"The Aviator" is the 1965 English translation of a short story, L'Aviateur, by the French aristocrat writer, poet and pioneering aviator, Antoine de Saint-Exupéry (29 June 1900 – 31 July 1944, Mort pour la France).[1]
The original story (L'Aviateur) upon which the translation was based was Saint-Exupéry's first published work. L'Aviateur was excerpted from a longer unpublished manuscript, L'Évasion de Jacques Bernis (The Escape of Jacques Bernis). L'Aviateur was released in April 1926 in its excerpted form by editor Jean Prévost. It was published by Adrienne Monnier in the eleventh issue of the short-lived French literary magazine Le Navire d'Argent (The Silver Ship),[2] after Saint-Exupéry rewrote L'Évasion de Jacques Bernis from memory, having lost his original manuscript.[3] [4]

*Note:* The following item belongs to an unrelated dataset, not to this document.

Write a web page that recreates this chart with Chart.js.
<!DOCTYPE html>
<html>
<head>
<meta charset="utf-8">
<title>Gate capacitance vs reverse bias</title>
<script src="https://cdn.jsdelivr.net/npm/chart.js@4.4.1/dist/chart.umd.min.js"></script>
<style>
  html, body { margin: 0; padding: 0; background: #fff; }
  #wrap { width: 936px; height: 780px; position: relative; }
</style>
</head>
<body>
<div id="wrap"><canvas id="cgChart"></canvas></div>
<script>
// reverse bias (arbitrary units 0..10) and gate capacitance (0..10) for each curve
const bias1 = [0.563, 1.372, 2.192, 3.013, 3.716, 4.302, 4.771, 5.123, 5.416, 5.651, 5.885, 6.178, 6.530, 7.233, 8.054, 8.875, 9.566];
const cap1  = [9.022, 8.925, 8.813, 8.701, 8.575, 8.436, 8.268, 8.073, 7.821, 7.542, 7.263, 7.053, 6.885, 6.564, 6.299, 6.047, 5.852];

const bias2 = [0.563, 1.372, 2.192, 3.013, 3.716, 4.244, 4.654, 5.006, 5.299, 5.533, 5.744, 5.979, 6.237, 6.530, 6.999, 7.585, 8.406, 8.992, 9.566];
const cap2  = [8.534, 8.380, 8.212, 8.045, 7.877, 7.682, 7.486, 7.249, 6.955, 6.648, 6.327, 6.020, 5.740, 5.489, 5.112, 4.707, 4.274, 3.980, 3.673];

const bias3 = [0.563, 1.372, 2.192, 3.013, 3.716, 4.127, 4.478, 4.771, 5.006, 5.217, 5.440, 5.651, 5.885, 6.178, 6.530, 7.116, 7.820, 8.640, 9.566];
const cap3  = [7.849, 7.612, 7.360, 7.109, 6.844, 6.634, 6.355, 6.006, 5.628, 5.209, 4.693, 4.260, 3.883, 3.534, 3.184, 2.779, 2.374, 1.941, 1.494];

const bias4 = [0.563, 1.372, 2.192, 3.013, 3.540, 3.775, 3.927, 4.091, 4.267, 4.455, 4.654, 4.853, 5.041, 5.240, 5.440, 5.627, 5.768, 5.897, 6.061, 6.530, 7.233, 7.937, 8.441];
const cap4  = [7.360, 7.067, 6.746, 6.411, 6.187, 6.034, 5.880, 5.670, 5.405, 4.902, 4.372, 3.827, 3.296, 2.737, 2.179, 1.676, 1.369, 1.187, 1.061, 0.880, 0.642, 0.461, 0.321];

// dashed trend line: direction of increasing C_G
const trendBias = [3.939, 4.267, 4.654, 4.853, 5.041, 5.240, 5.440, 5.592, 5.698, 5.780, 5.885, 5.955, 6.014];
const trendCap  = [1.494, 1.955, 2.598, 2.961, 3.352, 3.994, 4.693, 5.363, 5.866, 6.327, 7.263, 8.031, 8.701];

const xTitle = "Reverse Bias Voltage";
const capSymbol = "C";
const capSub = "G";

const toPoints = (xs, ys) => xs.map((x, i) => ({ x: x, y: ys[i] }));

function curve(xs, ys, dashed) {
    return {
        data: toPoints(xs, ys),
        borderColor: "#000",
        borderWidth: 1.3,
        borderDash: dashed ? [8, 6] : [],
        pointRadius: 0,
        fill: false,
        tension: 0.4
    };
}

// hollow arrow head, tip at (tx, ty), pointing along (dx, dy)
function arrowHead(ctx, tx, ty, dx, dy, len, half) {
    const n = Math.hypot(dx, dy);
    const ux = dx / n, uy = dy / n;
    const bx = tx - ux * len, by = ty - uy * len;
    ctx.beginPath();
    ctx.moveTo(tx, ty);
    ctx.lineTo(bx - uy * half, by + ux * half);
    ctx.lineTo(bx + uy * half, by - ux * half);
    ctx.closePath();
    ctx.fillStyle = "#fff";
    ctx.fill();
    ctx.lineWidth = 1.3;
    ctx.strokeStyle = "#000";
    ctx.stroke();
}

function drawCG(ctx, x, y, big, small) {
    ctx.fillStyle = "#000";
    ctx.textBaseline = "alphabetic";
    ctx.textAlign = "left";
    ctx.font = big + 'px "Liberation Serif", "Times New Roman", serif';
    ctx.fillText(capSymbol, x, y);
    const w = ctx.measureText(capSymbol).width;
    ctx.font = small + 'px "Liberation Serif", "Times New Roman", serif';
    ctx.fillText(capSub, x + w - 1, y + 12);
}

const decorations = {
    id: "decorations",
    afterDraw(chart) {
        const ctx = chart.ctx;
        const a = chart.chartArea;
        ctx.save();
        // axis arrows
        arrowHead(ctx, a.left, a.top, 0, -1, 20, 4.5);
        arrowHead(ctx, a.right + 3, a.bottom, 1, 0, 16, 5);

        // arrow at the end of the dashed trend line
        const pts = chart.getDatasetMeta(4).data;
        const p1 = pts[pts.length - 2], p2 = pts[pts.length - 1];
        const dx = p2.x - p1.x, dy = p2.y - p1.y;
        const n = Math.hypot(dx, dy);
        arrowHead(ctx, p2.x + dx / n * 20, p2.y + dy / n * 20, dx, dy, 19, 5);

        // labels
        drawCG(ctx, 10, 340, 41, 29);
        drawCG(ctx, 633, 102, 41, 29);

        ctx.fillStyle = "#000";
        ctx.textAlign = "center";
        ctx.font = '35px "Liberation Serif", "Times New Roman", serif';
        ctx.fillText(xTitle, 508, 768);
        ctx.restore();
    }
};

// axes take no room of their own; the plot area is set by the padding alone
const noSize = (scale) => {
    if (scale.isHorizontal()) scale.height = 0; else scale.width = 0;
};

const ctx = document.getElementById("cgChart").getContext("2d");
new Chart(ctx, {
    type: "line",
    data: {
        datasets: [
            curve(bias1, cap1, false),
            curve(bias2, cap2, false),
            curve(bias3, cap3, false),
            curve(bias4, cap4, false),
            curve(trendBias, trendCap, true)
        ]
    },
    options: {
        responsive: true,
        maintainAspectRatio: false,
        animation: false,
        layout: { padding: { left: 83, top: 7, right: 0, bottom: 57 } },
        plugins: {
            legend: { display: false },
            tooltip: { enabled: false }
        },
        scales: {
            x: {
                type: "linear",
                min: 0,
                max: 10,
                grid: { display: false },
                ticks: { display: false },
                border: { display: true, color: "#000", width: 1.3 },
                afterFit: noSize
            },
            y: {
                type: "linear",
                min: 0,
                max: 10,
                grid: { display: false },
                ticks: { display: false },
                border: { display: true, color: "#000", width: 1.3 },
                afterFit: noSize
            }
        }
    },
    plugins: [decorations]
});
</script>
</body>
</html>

Saint-Exupéry was killed during the Second World War while flying with the Free French Air Force. The work's editor, Jean Prévost, was killed only one day after Saint-Exupéry, while serving in the French Resistance.
The Aviator appears as the first chapter in the Saint-Exupéry anthology, Un Sens à la Vie (A Sense of Life). The original French compilation was published posthumously in 1956 by Editions Gallimard, and translated into English by Adrienne Foulke. The story recounts various episodes in the life of the fictional French flyer, Jacques Bernis, from his early experiences as an aviator to his work as a flying instructor, to his last flight when the wing of his monoplane shatters during an aerobatic maneuver. The work is an example of Saint-Exupéry's formative writing style which would evolve into the more evocative, winning form he would later become famous for.
In his short work the author uses picturesque metaphors, for example comparing the propeller wash flowing backwards like a river in his description of the movements of the grass behind an airplane: "Battue par le vent de l'hélice, l'herbe jusqu'à vingt mètres en arrière semble couler". (Beaten up by the wind from the propeller, the grass up to twenty meters behind seems to flow), as well as his descriptions of the physical sensation of the air becoming solid: "Il regarde le capot noir appuyé sur le ciel" (He looks at the black hood, leaning against the sky).
In a short foreword to the story, Jean Prévost wrote: "I met [Saint-Exupéry] at the home of friends and greatly admired his vigor and finesse in describing his impressions as a pilot.... He has a gift for directness and truth that seems to me amazing in a beginning writer".